Okay, I get it, my cooking show might not launch. I received almost as little interest in my roast chicken yesterday as my mention of gay sex seemed to generate… my readers stayed away in droves. To regain my audience I might have to cook my way out of the closet. Maybe I should toggle the switch on this site to "contains adult material," a phrase which sounds like a politically corrected term for the output of a urinary tract episode.
With the help of CS I am slowly learning how to navigate the world of millennials, and social media. He sends me articles that I find quite humorous, mostly written by people my age. They outline the problem with millennials, sort of. There is a sense of bemused exasperation in most of what I read. They just doesn't understand.
Middle age is an odd place to be, like Middle Earth but with far too many hobbits. Looking at things from this vantage point, everything becomes eldritch, like coming down from a lifelong psychedelic, sort of. Issues of time and space, and ultimately the echoes of mortality, return with increasing severity. I question whether I took life "seriously" enough, though I know better than to answer that question, or to try.
I now remember what my father was like when I was a kid, and why I didn't like him. His life fears and observations were informing everything he had to say to me. I was a whimsical kid, some say too much, but I had an idea of what I didn't want out of life. He would try to impress upon me through iteration and reiteration that I would "spend life digging ditches" if I didn't get an education or find a vocation. His singularly dystopian vision of my future was not filled with baboons and periwinkles, but was instead inhabited with foremen and shovels, long days of bologna sandwiches with no mayonnaise.
Now, here I am at mid life, looking at a four year old boy and finding myself wanting to fill his head with future financial fears. Well, sort of. I wish to impress concepts like compound interest upon him.
To wit, he really loves Buzz Lightyear. They are great buddies who have traveled the galaxy together and I derive a fair amount of pleasure from repeating the character's catch-phrases with him.
Not today, Zurg! To infinity, and beyond! Etc., etc.
He has had a Buzz action figure for some time now, and it looks as if a four year old has cared for it. One arm fell off, he lost a foot some time back, drowned in a vat of unrelated toys and toy parts. His semi-retractable half-dome helmet is clear plastic, or was. It is now covered in the telling scratches that confirm his many adventures.
So, we went into the little city up the valley and to the mall. Yes, The Mall. The boy has no acquired disdain for such places and I can stomach them as long as I'm able to buy him things to make him happy. Easy enough. A few minutes later, we were walking out of the Disney store (see, I told you that I was gay and nobody listened) where we had purchased some Darth Vader pajamas and a new Buzz Lightyear.
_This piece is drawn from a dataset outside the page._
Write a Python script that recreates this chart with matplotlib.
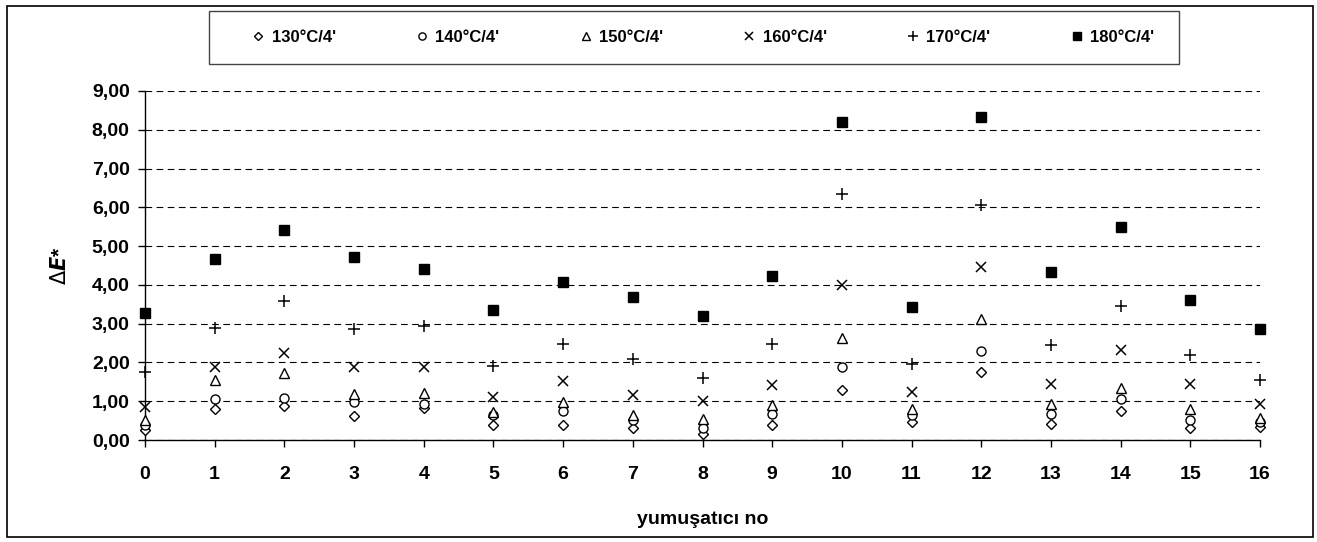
import numpy as np
import matplotlib.pyplot as plt
from matplotlib.patches import Rectangle
from matplotlib.ticker import FuncFormatter

plt.rcParams['font.family'] = ['Liberation Sans', 'DejaVu Sans']

# yumusatici no
softener = list(range(17))

de_130 = [0.26, 0.79, 0.88, 0.62, 0.82, 0.38, 0.39, 0.30, 0.15, 0.38, 1.29, 0.46, 1.75, 0.41, 0.76, 0.30, 0.34]
de_140 = [0.39, 1.06, 1.09, 0.97, 0.93, 0.65, 0.74, 0.52, 0.32, 0.67, 1.89, 0.64, 2.30, 0.67, 1.05, 0.52, 0.47]
de_150 = [0.52, 1.55, 1.74, 1.19, 1.22, 0.71, 0.99, 0.64, 0.53, 0.91, 2.64, 0.79, 3.13, 0.92, 1.33, 0.79, 0.57]
de_160 = [0.86, 1.87, 2.25, 1.87, 1.87, 1.10, 1.52, 1.15, 1.01, 1.42, 4.01, 1.25, 4.47, 1.44, 2.32, 1.44, 0.92]
de_170 = [1.76, 2.90, 3.59, 2.86, 2.95, 1.91, 2.48, 2.10, 1.61, 2.47, 6.34, 1.95, 6.07, 2.44, 3.46, 2.18, 1.56]
de_180 = [3.28, 4.68, 5.42, 4.72, 4.41, 3.35, 4.07, 3.69, 3.20, 4.23, 8.20, 3.42, 8.32, 4.34, 5.50, 3.61, 2.85]

labels = ["130°C/4'", "140°C/4'", "150°C/4'", "160°C/4'", "170°C/4'", "180°C/4'"]

W, H = 1317, 542
fig = plt.figure(figsize=(W / 100, H / 100), dpi=100)
ax = fig.add_axes([145/W, 1 - 440/H, 1115/W, 349/H])

# outer frame around the whole chart
fig.patches.append(Rectangle((7/W, 1 - 537/H), 1306/W, 531/H, transform=fig.transFigure,
                             fill=False, edgecolor='black', linewidth=1.2))
# legend frame
fig.patches.append(Rectangle((209/W, 1 - 64/H), 970/W, 53/H, transform=fig.transFigure,
                             fill=False, edgecolor='#444444', linewidth=1))

kw = dict(ls='none', clip_on=False, zorder=3)
ax.plot(softener, de_130, 'D', ms=5.5, mfc='white', mec='black', mew=1, label=labels[0], **kw)
ax.plot(softener, de_140, 'o', ms=6.5, mfc='white', mec='black', mew=1, label=labels[1], **kw)
ax.plot(softener, de_150, '^', ms=7, mfc='white', mec='black', mew=1, label=labels[2], **kw)
ax.plot(softener, de_160, 'x', ms=7.5, color='black', mew=1.1, label=labels[3], **kw)
ax.plot(softener, de_170, '+', ms=8.5, color='black', mew=1.1, label=labels[4], **kw)
ax.plot(softener, de_180, 's', ms=7, color='black', label=labels[5], **kw)

ax.set_xlim(0, 16)
ax.set_ylim(0, 9)
ax.set_xticks(range(17))
ax.set_yticks(range(10))
ax.yaxis.set_major_formatter(FuncFormatter(lambda v, p: f"{v:.2f}".replace('.', ',')))
ax.set_axisbelow(True)
ax.grid(axis='y', color='black', linestyle=(0, (6, 4)), linewidth=0.8)

for s in ['top', 'right']:
    ax.spines[s].set_visible(False)
ax.spines['left'].set_linewidth(1)
ax.spines['bottom'].set_linewidth(1)
ax.tick_params(axis='both', length=5, width=1, labelsize=14)
for t in ax.get_xticklabels() + ax.get_yticklabels():
    t.set_fontweight('bold')
ax.tick_params(axis='x', pad=14)
ax.tick_params(axis='y', pad=6)

ax.set_xlabel('yumuşatıcı no', fontsize=14, fontweight='bold', labelpad=20)
ax.set_ylabel(r'$\Delta\boldsymbol{E}$*', fontsize=15, fontweight='bold', labelpad=16)

fig.legend(loc='center', bbox_to_anchor=(250/W, 1 - 64/H, 904/W, 53/H),
           mode='expand', ncol=6, frameon=False,
           borderaxespad=0, prop={'weight': 'bold', 'size': 12}, handletextpad=0.3,
           handlelength=1.0, markerscale=0.8, borderpad=0)

fig.savefig('out.png', dpi=100)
No sooner had we freed him from his interplanetary cardboard spaceship did the boy grab both of them and fly them into one another, head-first, creating the plastic-on-plastic sound of collision pre-associated with normal play. Without being able to stop myself I launched into an abbreviated version of how to care for things so that they might last.
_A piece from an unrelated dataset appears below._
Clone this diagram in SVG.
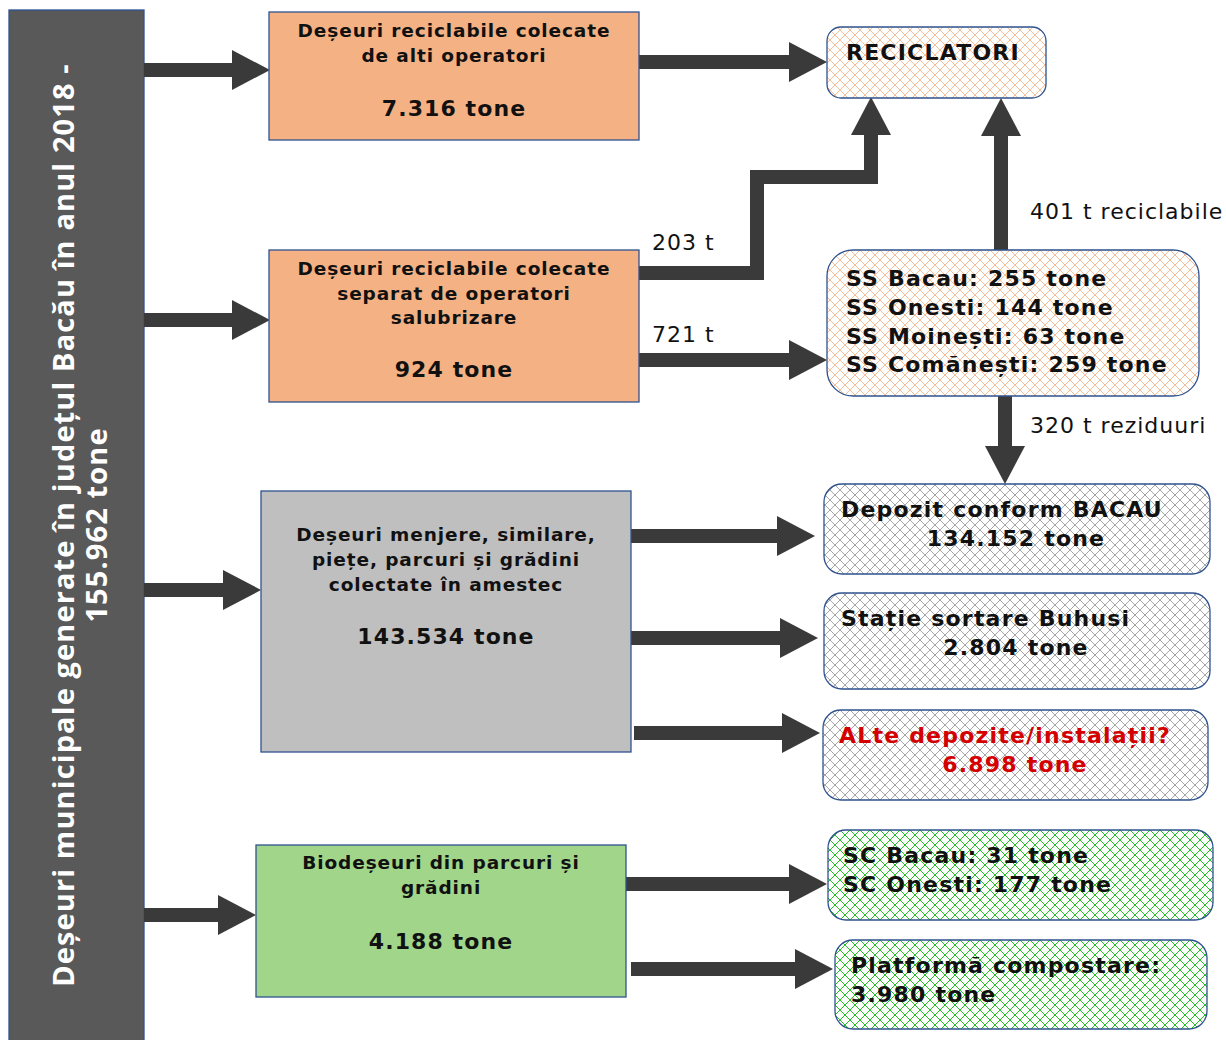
<svg xmlns="http://www.w3.org/2000/svg" width="1226" height="1040" viewBox="0 0 1226 1040">
<style>
.box{stroke:#2F528F;stroke-width:1.3}
.t{font-family:"DejaVu Sans",Verdana,sans-serif;font-weight:bold;font-size:18.5px;letter-spacing:0.9px;fill:#111}
.big{font-size:22px;letter-spacing:1.1px}
.rt{font-family:"DejaVu Sans",Verdana,sans-serif;font-weight:bold;font-size:22px;letter-spacing:1.2px;fill:#111}
.red{fill:#D40000}
.lbl{font-family:"DejaVu Sans",Verdana,sans-serif;font-size:22px;letter-spacing:1px;fill:#111}
.side{font-family:"Open Sans",sans-serif;font-weight:bold;font-size:29px;letter-spacing:1.1px;fill:#fff}
.conn{stroke:#3A3A3A;stroke-width:14;fill:none;stroke-linejoin:miter}
</style>
<defs>
<pattern id="hO" width="10" height="10" patternUnits="userSpaceOnUse">
<rect width="10" height="10" fill="#fff"/>
<path d="M0,0 L10,10 M10,0 L0,10" stroke="#F6BE98" stroke-width="1"/>
</pattern>
<pattern id="hG" width="10" height="10" patternUnits="userSpaceOnUse">
<rect width="10" height="10" fill="#fff"/>
<path d="M0,0 L10,10 M10,0 L0,10" stroke="#A6A6A6" stroke-width="1"/>
</pattern>
<pattern id="hV" width="10" height="10" patternUnits="userSpaceOnUse">
<rect width="10" height="10" fill="#fff"/>
<path d="M0,0 L10,10 M10,0 L0,10" stroke="#22C022" stroke-width="1"/>
</pattern>
<marker id="ah" markerUnits="userSpaceOnUse" markerWidth="38" markerHeight="40" refX="0" refY="20" orient="auto" viewBox="0 0 38 40">
<path d="M0,0 L38,20 L0,40 z" fill="#3A3A3A"/>
</marker>
</defs>

<g id="source">
<rect class="box" x="9" y="10" width="135" height="1040" fill="#595959"/>
<text class="side" transform="translate(62,525) rotate(-90)" text-anchor="middle" dominant-baseline="central">Deșeuri municipale generate în județul Bacău în anul 2018 -</text>
<text class="side" transform="translate(95,525) rotate(-90)" text-anchor="middle" dominant-baseline="central">155.962 tone</text>
</g>

<g id="connectors">
<line class="conn" x1="144" y1="70" x2="232" y2="70" marker-end="url(#ah)"/>
<line class="conn" x1="144" y1="320" x2="232" y2="320" marker-end="url(#ah)"/>
<line class="conn" x1="144" y1="590" x2="223" y2="590" marker-end="url(#ah)"/>
<line class="conn" x1="144" y1="915" x2="218" y2="915" marker-end="url(#ah)"/>
<line class="conn" x1="639" y1="62" x2="789" y2="62" marker-end="url(#ah)"/>
<polyline class="conn" points="639,273 757,273 757,177 871,177 871,135" marker-end="url(#ah)"/>
<line class="conn" x1="639" y1="360" x2="789" y2="360" marker-end="url(#ah)"/>
<line class="conn" x1="1001" y1="250" x2="1001" y2="136" marker-end="url(#ah)"/>
<line class="conn" x1="1005" y1="396" x2="1005" y2="446" marker-end="url(#ah)"/>
<line class="conn" x1="631" y1="536" x2="777" y2="536" marker-end="url(#ah)"/>
<line class="conn" x1="631" y1="638" x2="780" y2="638" marker-end="url(#ah)"/>
<line class="conn" x1="634" y1="733" x2="782" y2="733" marker-end="url(#ah)"/>
<line class="conn" x1="626" y1="884" x2="789" y2="884" marker-end="url(#ah)"/>
<line class="conn" x1="631" y1="969" x2="795" y2="969" marker-end="url(#ah)"/>
<text class="lbl" x="652" y="250">203 t</text>
<text class="lbl" x="652" y="342">721 t</text>
<text class="lbl" x="1030" y="219">401 t reciclabile</text>
<text class="lbl" x="1030" y="433">320 t reziduuri</text>
</g>

<g id="n-alti">
<rect class="box" x="269" y="12" width="370" height="128" fill="#F4B183"/>
<text class="t" x="454" y="37" text-anchor="middle">Deșeuri reciclabile colecate</text>
<text class="t" x="454" y="62" text-anchor="middle">de alti operatori</text>
<text class="t big" x="454" y="116" text-anchor="middle">7.316 tone</text>
</g>

<g id="n-separat">
<rect class="box" x="269" y="250" width="370" height="152" fill="#F4B183"/>
<text class="t" x="454" y="275" text-anchor="middle">Deșeuri reciclabile colecate</text>
<text class="t" x="454" y="300" text-anchor="middle">separat de operatori</text>
<text class="t" x="454" y="324" text-anchor="middle">salubrizare</text>
<text class="t big" x="454" y="377" text-anchor="middle">924 tone</text>
</g>

<g id="n-amestec">
<rect class="box" x="261" y="491" width="370" height="261" fill="#BFBFBF"/>
<text class="t" x="446" y="541" text-anchor="middle">Deșeuri menjere, similare,</text>
<text class="t" x="446" y="566" text-anchor="middle">piețe, parcuri și grădini</text>
<text class="t" x="446" y="591" text-anchor="middle">colectate în amestec</text>
<text class="t big" x="446" y="644" text-anchor="middle">143.534 tone</text>
</g>

<g id="n-bio">
<rect class="box" x="256" y="845" width="370" height="152" fill="#A0D58A"/>
<text class="t" x="441" y="869" text-anchor="middle">Biodeșeuri din parcuri și</text>
<text class="t" x="441" y="894" text-anchor="middle">grădini</text>
<text class="t big" x="441" y="949" text-anchor="middle">4.188 tone</text>
</g>

<g id="n-reciclatori">
<rect class="box" x="827" y="27" width="219" height="71" rx="14" fill="url(#hO)"/>
<text class="rt" x="846" y="60">RECICLATORI</text>
</g>

<g id="n-ss">
<rect class="box" x="827" y="250" width="372" height="146" rx="26" fill="url(#hO)"/>
<text class="rt" x="846" y="286">SS Bacau: 255 tone</text>
<text class="rt" x="846" y="315">SS Onesti: 144 tone</text>
<text class="rt" x="846" y="344">SS Moinești: 63 tone</text>
<text class="rt" x="846" y="372">SS Comănești: 259 tone</text>
</g>

<g id="n-depozit">
<rect class="box" x="824" y="484" width="386" height="90" rx="18" fill="url(#hG)"/>
<text class="rt" x="841" y="517">Depozit conform BACAU</text>
<text class="rt" x="1016" y="546" text-anchor="middle">134.152 tone</text>
</g>

<g id="n-buhusi">
<rect class="box" x="824" y="593" width="386" height="96" rx="18" fill="url(#hG)"/>
<text class="rt" x="841" y="626">Stație sortare Buhusi</text>
<text class="rt" x="1016" y="655" text-anchor="middle">2.804 tone</text>
</g>

<g id="n-alte">
<rect class="box" x="823" y="710" width="385" height="90" rx="18" fill="url(#hG)"/>
<text class="rt red" x="839" y="743">ALte depozite/instalații?</text>
<text class="rt red" x="1015" y="772" text-anchor="middle">6.898 tone</text>
</g>

<g id="n-sc">
<rect class="box" x="828" y="830" width="385" height="90" rx="18" fill="url(#hV)"/>
<text class="rt" x="843" y="863">SC Bacau: 31 tone</text>
<text class="rt" x="843" y="892">SC Onesti: 177 tone</text>
</g>

<g id="n-platforma">
<rect class="box" x="835" y="940" width="372" height="89" rx="18" fill="url(#hV)"/>
<text class="rt" x="851" y="973">Platformă compostare:</text>
<text class="rt" x="851" y="1002">3.980 tone</text>
</g>
</svg>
I wasn't even able to finish the speech, nor would it have mattered. I realized I was trying to convince a four year old boy that Buzz Lightyear is temporal and fallible. Like all other things in life, one day he too, the mighty Buzz Lightyear, will fail. If there had been a mirror in the living room then I'm convinced that I would have looked into it and seen the eyes of my father, as played by the portrait of Dorian Gray. Few things are as soul corrupting as the recognition of caution and fear in your behavior towards a child playing as children do, innocently and exactly as we would want them to be.
I'll spend my later years reminding him to hold on to his youthful vigor and I hope he reminds me about my Buzz Lightyear safety tips. I was tempted to smash both Buzz's together in mock triumph and celebration, to regain the boy's trust, though this action somehow did not adequately convey my message either. There are some truths that are simply not transferable. They are discoverable, appearing only in time, for some. My truth was that I am becoming a dad: protective and loving, concerned though unprepared, correcting yet unsure of my own definitions of the concept, trapped somewhere between being a child myself and actively trying to teach one how to no longer be one.
Jesus Christ. What the fuck is wrong with me? The boy just woke up. I took a few minutes out of my morning and tried to explain all of this to him, it being so fresh and clear in my mind.
He looked at me in a child's exasperation and asked if he can watch "Lego Ninjas" now.
Sure. Lego Ninjas it is. Just let me make some more coffee.